“Nous devons tirer nos règles de comportement du monde naturel. Nous devons respecter, avec l’humilité des sages, les limites de la nature et le mystère qu’elles cachent, en reconnaissant qu’il y a quelque chose dans l’ordre du vivant qui dépasse très évidemment toute notre compétence.” Vaclav Havel (1936-2011) dramaturge, essayiste et ancien président Tchèque.
La catastrophe du “remembrement” intensif
A la fin de la seconde guerre mondiale, l’heure est à la reconstruction du pays, il faut produire vite et plus. Pour augmenter la productivité des fermes françaises, 70% des haies sont alors arrachées et les arbres champêtres sont abattus afin de produire davantage sur de plus grandes surfaces cultivables.
Les arbres et les haies étaient vus comme des freins au développement de l’agriculture en France. On leur reprochait d’entraver la bonne circulation des engins agricoles sans se soucier de la plus-value de leur présence.
Dans les années 60, le remembrement s’est poursuivi et l’arrachage de milliers de kilomètres de haies, de talus boisés supplémentaires a entrainé de facto la disparition de nombreuses espèces.
Cette technique de réorganisation foncière si elle a permis la redistribution des parcelles afin de constituer des exploitations d’un seul tenant, a également entrainé une catastrophe environnementale dont nous subissons depuis, les conséquences.
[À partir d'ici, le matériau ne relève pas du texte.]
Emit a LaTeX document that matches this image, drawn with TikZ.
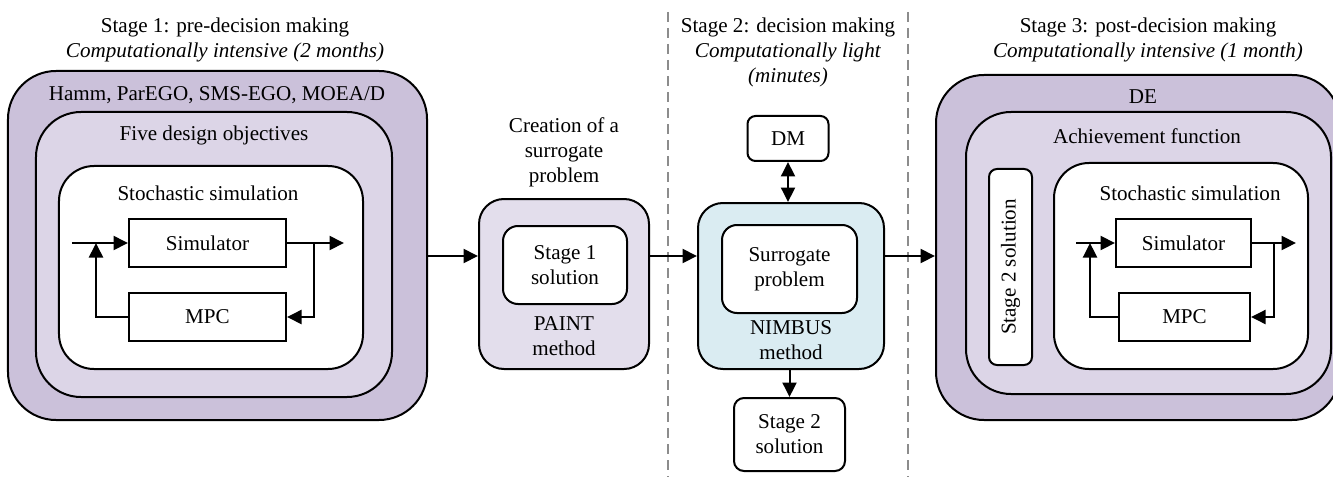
\documentclass[tikz,border=0pt]{standalone}
\usepackage{fontspec}
\setmainfont{Liberation Serif}
\usetikzlibrary{arrows.meta,positioning,calc}
\definecolor{lavdeep}{HTML}{CBC1DA}
\definecolor{lavpale}{HTML}{DCD5E7}
\definecolor{paintbg}{HTML}{E3DEEC}
\definecolor{nimbusbg}{HTML}{DAECF2}
\definecolor{sepgray}{HTML}{8C8C8C}
\tikzset{
  txt/.style     ={font=\fontsize{12}{14.2}\selectfont,align=center,inner sep=0pt},
  shell/.style   ={draw=black,line width=0.4mm,fill=lavdeep,rounded corners=9.6mm},
  ring/.style    ={draw=black,line width=0.4mm,fill=lavpale,rounded corners=9mm},
  core/.style    ={draw=black,line width=0.4mm,fill=white,rounded corners=7mm},
  block/.style   ={draw=black,line width=0.4mm,fill=white,txt,minimum height=9.6mm},
  method/.style  ={draw=black,line width=0.4mm,rounded corners=5mm},
  tag/.style     ={draw=black,line width=0.4mm,fill=white,rounded corners=3mm,txt},
  flow/.style    ={-{Triangle[length=2.9mm,width=2.8mm]},line width=0.4mm},
  twoway/.style  ={{Triangle[length=2.9mm,width=2.8mm]}-{Triangle[length=2.9mm,width=2.8mm]},line width=0.4mm},
  stagesep/.style={draw=sepgray,line width=0.4mm,dash pattern=on 2mm off 1.2mm}
}

\begin{document}
\begin{tikzpicture}[x=0.2mm,y=-0.2mm]
  \useasboundingbox (0,0) rectangle (1333,477);
  \clip (0,0) rectangle (1333,477);
  % stage borders
  \draw[stagesep] (668,12) -- (668,477);
  \draw[stagesep] (908,12) -- (908,477);
  % stage headings
  \node[txt] (head1) at (225,40) {Stage 1: pre-decision making\\\textit{Computationally intensive (2 months)}};
  \node[txt] (head2) at (788,52) {Stage 2: decision making\\\textit{Computationally light}\\\textit{(minutes)}};
  \node[txt] (head3) at (1148,40) {Stage 3: post-decision making\\\textit{Computationally intensive (1 month)}};
  \coordinate (axis) at (0,256);

  % stage 1: optimisers around the simulation loop
  \node[shell,minimum width=83.8mm,minimum height=69.8mm] (algos) at (217.5,245.5) {};
  \node[ring,minimum width=71.2mm,minimum height=57mm] (objs) at (214,254.5) {};
  \node[core,minimum width=60.8mm,minimum height=40.6mm] (simL) at (211,267.5) {};
  \node[txt] at (217,95) {Hamm, ParEGO, SMS-EGO, MOEA/D};
  \node[txt] at (214,135) {Five design objectives};
  \node[txt] at (208,193) {Stochastic simulation};
  \node[block,minimum width=31.4mm] (simuL) at (207.5,243) {Simulator};
  \node[block,minimum width=31.4mm] (mpcL) at (207.5,317) {MPC};
  \coordinate (inL)   at ([xshift=-11.2mm]simuL.west);
  \coordinate (outL)  at ([xshift=11.4mm]simuL.east);
  \coordinate (tapL)  at ([xshift=5.4mm]simuL.east);
  \coordinate (backL) at ([xshift=-6.4mm]simuL.west);
  \draw[flow] (inL) -- (simuL);
  \draw[flow] (simuL) -- (outL);
  \draw[flow] (tapL) |- (mpcL);
  \draw[flow] (mpcL) -| (backL);

  % surrogate built with PAINT
  \node[method,fill=paintbg,minimum width=34mm,minimum height=34mm] (paint) at (564,284) {};
  \node[tag,minimum width=24.8mm,minimum height=15.6mm] (sol1) at (565,265) {Stage 1\\solution};
  \node[txt] at (564,336) {PAINT\\method};
  \node[txt,above=2.2mm of paint] (create) {Creation of a\\surrogate\\problem};

  % stage 2: NIMBUS with the DM
  \node[method,fill=nimbusbg,minimum width=37.2mm,minimum height=33.2mm] (nimbus) at (791,286) {};
  \node[tag,minimum width=27mm,minimum height=17.6mm] (surr) at (789.5,269) {Surrogate\\problem};
  \node[txt] at (791,340) {NIMBUS\\method};
  \node[tag,rounded corners=1.6mm,minimum width=16.2mm,minimum height=9mm,above=8mm of nimbus,xshift=-0.6mm] (dm) {DM};
  \node[tag,rounded corners=2mm,minimum width=22.2mm,minimum height=14.6mm,below=5.4mm of nimbus,xshift=-0.3mm] (sol2) {Stage 2\\solution};
  \draw[twoway] (dm) -- (dm |- nimbus.north);
  \draw[flow] (sol2 |- nimbus.south) -- (sol2);

  % stage 3: DE on the achievement function
  \node[shell,minimum width=80.8mm,minimum height=69mm] (de) at (1138,247.5) {};
  \node[ring,minimum width=73mm,minimum height=56.4mm] (achv) at (1148.5,253) {};
  \node[core,minimum width=50.8mm,minimum height=41.2mm] (simR) at (1181,266) {};
  \node[tag,rounded corners=1.6mm,rotate=90,minimum width=39.2mm,minimum height=8.6mm] (sol2v) at (1010.5,267) {Stage 2 solution};
  \node[txt] at (1143,97) {DE};
  \node[txt] at (1147,136) {Achievement function};
  \node[txt] at (1190,193) {Stochastic simulation};
  \node[block,minimum width=27mm] (simuR) at (1183.5,243) {Simulator};
  \node[block,minimum width=26.2mm] (mpcR) at (1184.5,317) {MPC};
  \coordinate (inR)   at ([xshift=-7.8mm]simuR.west);
  \coordinate (outR)  at ([xshift=8.8mm]simuR.east);
  \coordinate (tapR)  at ([xshift=4.4mm]simuR.east);
  \coordinate (backR) at ([xshift=-5mm]simuR.west);
  \draw[flow] (inR) -- (simuR);
  \draw[flow] (simuR) -- (outR);
  \draw[flow] (tapR) |- (mpcR);
  \draw[flow] (mpcR) -| (backR);

  % hand-over between the stages
  \draw[flow] (algos.east |- axis) -- (paint.west |- axis);
  \draw[flow] (paint.east |- axis) -- (nimbus.west |- axis);
  \draw[flow] (nimbus.east |- axis) -- (de.west |- axis);
\end{tikzpicture}
\end{document}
Environ 15 millions d’hectares ont été remembrés en France entre les années 60 et 80, modifiant les paysages de nos campagnes, et affectant lourdement les écosystèmes.
Des conséquences désastreuses
Les conséquences de ces abattages aveugles d’arbres et des ces arrachages méthodiques de haies frappent durement l’environnement.
Les haies étant des réservoirs de biodiversité, leur disparition a conduit à la chute ou à la disparition de nombreuses espèces animales. Il est par exemple constaté localement, que la disparition des reptiles et/ou des oiseaux est proportionnelle à la longueur des haies arasées.
Leur destruction a créé de grands espaces qui ont favorisé le ruissèlement des eaux particulièrement en hiver. Lors des phénomènes météorologiques violents ou importants, les terres arables des champs sont régulièrement balayées et peuvent être entrainées vers les rivières, conduisant à une baisse de la qualité des eaux et à une baisse de la productivité des champs.
Les oiseaux pour ne citer qu’eux paient un lourd tribut à la disparition de leur habitat (haies, boisements), qui s’ajoute à la régression des prairies permanentes, et à l’utilisation des pesticides de l’agriculture intensive. Tout cela conjugué a des conséquences désastreuses sur l’ensemble de leur chaine alimentaire (chute de la population d’insectes).
Des études menées par le Muséum national d’histoire naturelle et le CNRS ont confirmé la disparition des oiseaux dans nos campagnes, la chute vertigineuse concerne plus de 30% des espèces rares ou communes.
L’arrachage des arbres champêtres quant à lui a entraîné la perte patrimoniale de paysages typique à certaines régions comme le bocage normand, les frênes têtards du marais poitevin, ou encore les vergers hautes tiges des Vosges.
Le constat fait, nous devons replanter des haies…
A l’heure du dérèglement climatique et de la sixième extinction de masse, il est grand temps de revoir nos pratiques d’aménagement du territoire et de reconsidérer nos méthodes agricoles.
Des arbres et des haies doivent être replanter à la hauteur des destructions passées pour développer des microclimats sur les parcelles, afin de permettre de protéger les cultures du vent, du soleil, et de la chaleur de plus en plus accablante qui frappe la France depuis quelques années.
Les talus boisés, les arbres et les haies ont un effet sur le carbone atmosphérique qu’ils stockent dans leurs troncs et branches, mais aussi et surtout dans le sol.
Le carbone du sol étant important pour les cultivateurs, il augmentera in fine la fertilité et la réserve en eaux dans les terres cultivables, permettant de meilleurs rendements.
Les haies sont des écosystèmes incroyables favorisant l’explosion de la vie et nous donnent de nombreuses solutions pour créer des micros-climats au niveau des parcelles, pour freiner l’érosion due au ruissellement. Elles favorisent l’infiltration et la purification de l’eau dans les sols, ont un effet brise-vent, brise-vue, pare-soleil, contribuent à réduire la pollution en piégeant le CO2, embellissent nos paysages. Ne pas voir le bénéfice de replanter serait une faute à l’heure des défis qui se présentent à nous.
Les scientifiques ont amené toutes les preuves nécessaires appelant à agir, les associations par leur connaissance du terrain et des problématiques jouent leur rôle de lanceurs d’alerte, il ne manque plus que la volonté politique pour mettre en place leurs recommandations, qui relèvent du bon sens, afin d’ouvrir les perspectives d’une atténuation du chaos qui se dessine sous nos yeux.